One does not broadcast his opinions in various forums over the years as I have done without receiving my fair share of disagreement from all sides, friends and foes alike. One participant who came to a recent conference remarked, “All my life I have been looking to build a fair and egalitarian society, but I have now learned why it is better to advance a free and virtuous society.”
Yet, something new came my way when I received an envelope with the return address of Commonweal, a publication known for – how shall we put this gently? – a progressive stance on matters of faith and public policy. Inside was the September 26 issue of the magazine, with a helpful note from the editors pointing me to page 8 where I came upon the “Libertarian Heresy — The Fundamentalism of Free Market Heresy” by Daniel Finn, who is a professor at St. John’s University in Collegeville, Minnesota. In his essay my colleague Sam Gregg and I are his primary targets.
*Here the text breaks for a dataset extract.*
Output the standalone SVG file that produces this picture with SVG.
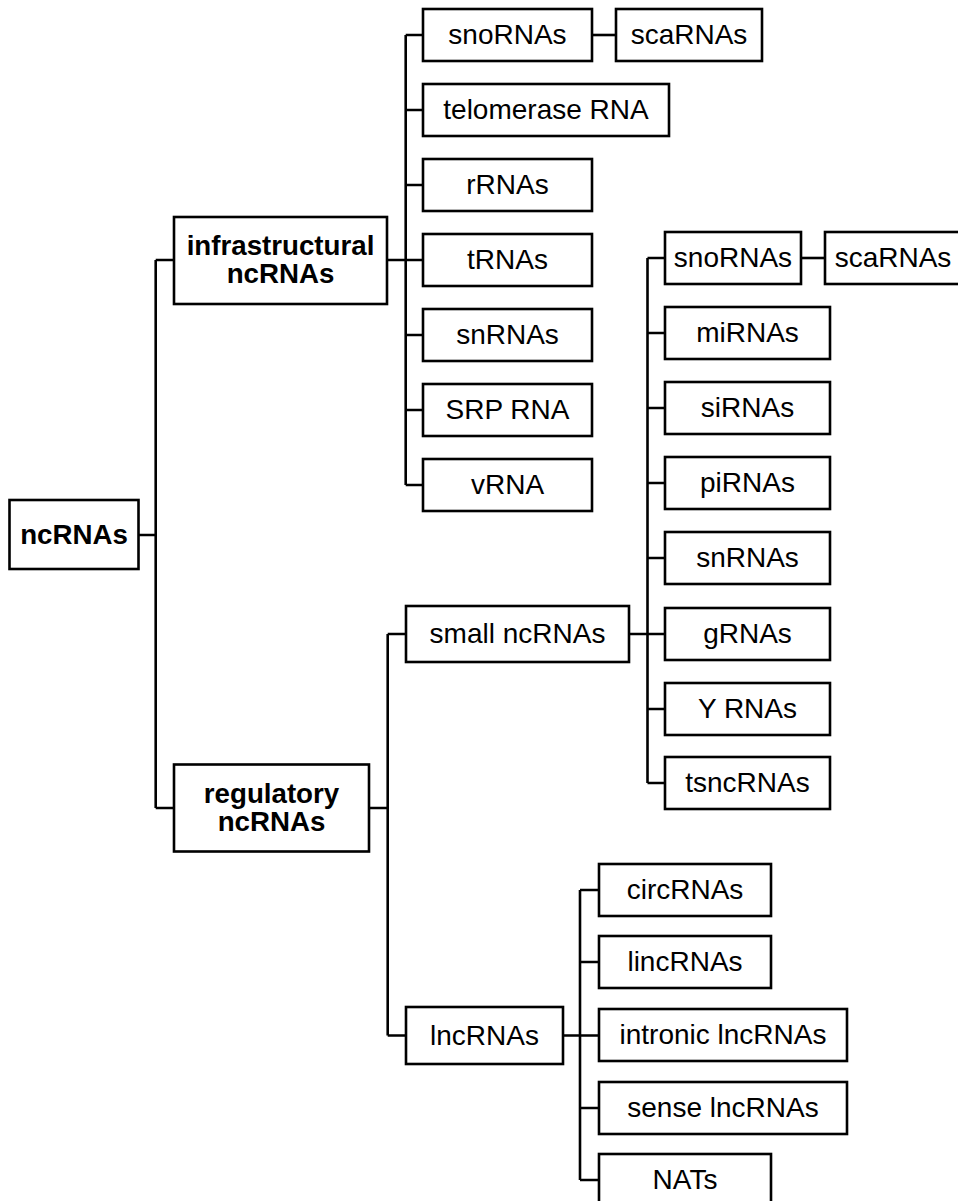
<svg xmlns="http://www.w3.org/2000/svg" width="958" height="1201" viewBox="0 0 958 1201">
<style>
.b{fill:#fff;stroke:#000;stroke-width:2.6}
.t{font-family:"Liberation Sans",Arial,sans-serif;font-size:28px;fill:#000;text-anchor:middle}
.bd{font-weight:bold;font-size:27.7px}
.c{fill:none;stroke:#000;stroke-width:2.6}
</style>
<rect width="958" height="1201" fill="#fff"/>
<g id="connectors">
<path class="c" d="M138.5 535H155.7M155.7 260V808M155.7 260H174M155.7 808H174"/>
<path class="c" d="M387 260H405.7M405.7 35V485M405.7 35H423M405.7 110H423M405.7 185H423M405.7 260H423M405.7 335H423M405.7 410H423M405.7 485H423"/>
<path class="c" d="M592 35H616"/>
<path class="c" d="M369 808H387.7M387.7 634V1035.5M387.7 634H406M387.7 1035.5H406"/>
<path class="c" d="M629 634H647.5M647.5 258V783M647.5 258H665M647.5 333H665M647.5 408H665M647.5 483H665M647.5 558H665M647.5 634H665M647.5 709H665M647.5 783H665"/>
<path class="c" d="M801 258H825"/>
<path class="c" d="M563 1035.5H580M580 890V1180M580 890H599M580 962H599M580 1035.5H599M580 1108H599M580 1180H599"/>
</g>
<g id="n-ncRNAs"><rect class="b" x="9.5" y="500" width="129" height="69"/><text class="t bd" x="74" y="543.5">ncRNAs</text></g>
<g id="n-infra"><rect class="b" x="174" y="217" width="213" height="87"/><text class="t bd" x="280.5" y="255">infrastructural</text><text class="t bd" x="280.5" y="283">ncRNAs</text></g>
<g id="n-reg"><rect class="b" x="174" y="764.5" width="195" height="87"/><text class="t bd" x="271.5" y="802.5">regulatory</text><text class="t bd" x="271.5" y="830.5">ncRNAs</text></g>
<g id="n-sno1"><rect class="b" x="423" y="9" width="169" height="52"/><text class="t" x="507.5" y="44">snoRNAs</text></g>
<g id="n-sca1"><rect class="b" x="616" y="9" width="146" height="52"/><text class="t" x="689" y="44">scaRNAs</text></g>
<g id="n-telo"><rect class="b" x="423" y="84" width="246" height="52"/><text class="t" x="546" y="119">telomerase RNA</text></g>
<g id="n-rRNA"><rect class="b" x="423" y="159" width="169" height="52"/><text class="t" x="507.5" y="194">rRNAs</text></g>
<g id="n-tRNA"><rect class="b" x="423" y="234" width="169" height="52"/><text class="t" x="507.5" y="269">tRNAs</text></g>
<g id="n-snRNA1"><rect class="b" x="423" y="309" width="169" height="52"/><text class="t" x="507.5" y="344">snRNAs</text></g>
<g id="n-SRP"><rect class="b" x="423" y="384" width="169" height="52"/><text class="t" x="507.5" y="419">SRP RNA</text></g>
<g id="n-vRNA"><rect class="b" x="423" y="459" width="169" height="52"/><text class="t" x="507.5" y="494">vRNA</text></g>
<g id="n-small"><rect class="b" x="406" y="606" width="223" height="56"/><text class="t" x="517.5" y="643">small ncRNAs</text></g>
<g id="n-lnc"><rect class="b" x="406" y="1007" width="157" height="57"/><text class="t" x="484.5" y="1045">lncRNAs</text></g>
<g id="n-sno2"><rect class="b" x="665" y="232" width="136" height="52"/><text class="t" x="733" y="267">snoRNAs</text></g>
<g id="n-sca2"><rect class="b" x="825" y="232" width="140" height="52"/><text class="t" x="893" y="267">scaRNAs</text></g>
<g id="n-mi"><rect class="b" x="665" y="307" width="165" height="52"/><text class="t" x="747.5" y="342">miRNAs</text></g>
<g id="n-si"><rect class="b" x="665" y="382" width="165" height="52"/><text class="t" x="747.5" y="417">siRNAs</text></g>
<g id="n-pi"><rect class="b" x="665" y="457" width="165" height="52"/><text class="t" x="747.5" y="492">piRNAs</text></g>
<g id="n-snRNA2"><rect class="b" x="665" y="532" width="165" height="52"/><text class="t" x="747.5" y="567">snRNAs</text></g>
<g id="n-g"><rect class="b" x="665" y="608" width="165" height="52"/><text class="t" x="747.5" y="643">gRNAs</text></g>
<g id="n-Y"><rect class="b" x="665" y="683" width="165" height="52"/><text class="t" x="747.5" y="718">Y RNAs</text></g>
<g id="n-tsnc"><rect class="b" x="665" y="757" width="165" height="52"/><text class="t" x="747.5" y="792">tsncRNAs</text></g>
<g id="n-circ"><rect class="b" x="599" y="864" width="172" height="52"/><text class="t" x="685" y="899">circRNAs</text></g>
<g id="n-linc"><rect class="b" x="599" y="936" width="172" height="52"/><text class="t" x="685" y="971">lincRNAs</text></g>
<g id="n-intronic"><rect class="b" x="599" y="1009" width="248" height="52"/><text class="t" x="723" y="1044">intronic lncRNAs</text></g>
<g id="n-sense"><rect class="b" x="599" y="1082" width="248" height="52"/><text class="t" x="723" y="1117">sense lncRNAs</text></g>
<g id="n-NATs"><rect class="b" x="599" y="1154" width="172" height="52"/><text class="t" x="685" y="1189">NATs</text></g>
</svg>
In a single, canard-laden article, we are attacked for heresy, fundamentalism, neo-conservatism and on questions of law and morality, for voicing “libertarian” and generally un-Catholic, not to mention anti-Thomistic views.
Professor Finn’s not-so-subtle polemical technique is to raise and make patently absurd questions and assertions and then leave it to the reader — and me — to conjecture an answer. Like so: “So has Fr. Sirico mixed libertarian heresy about human freedom into his Christian view of morality and law? I’ll leave that for him to reflect on.” As well as putting in my mouth the rather un-nuanced argument that “raising taxes to help others is unchristian.”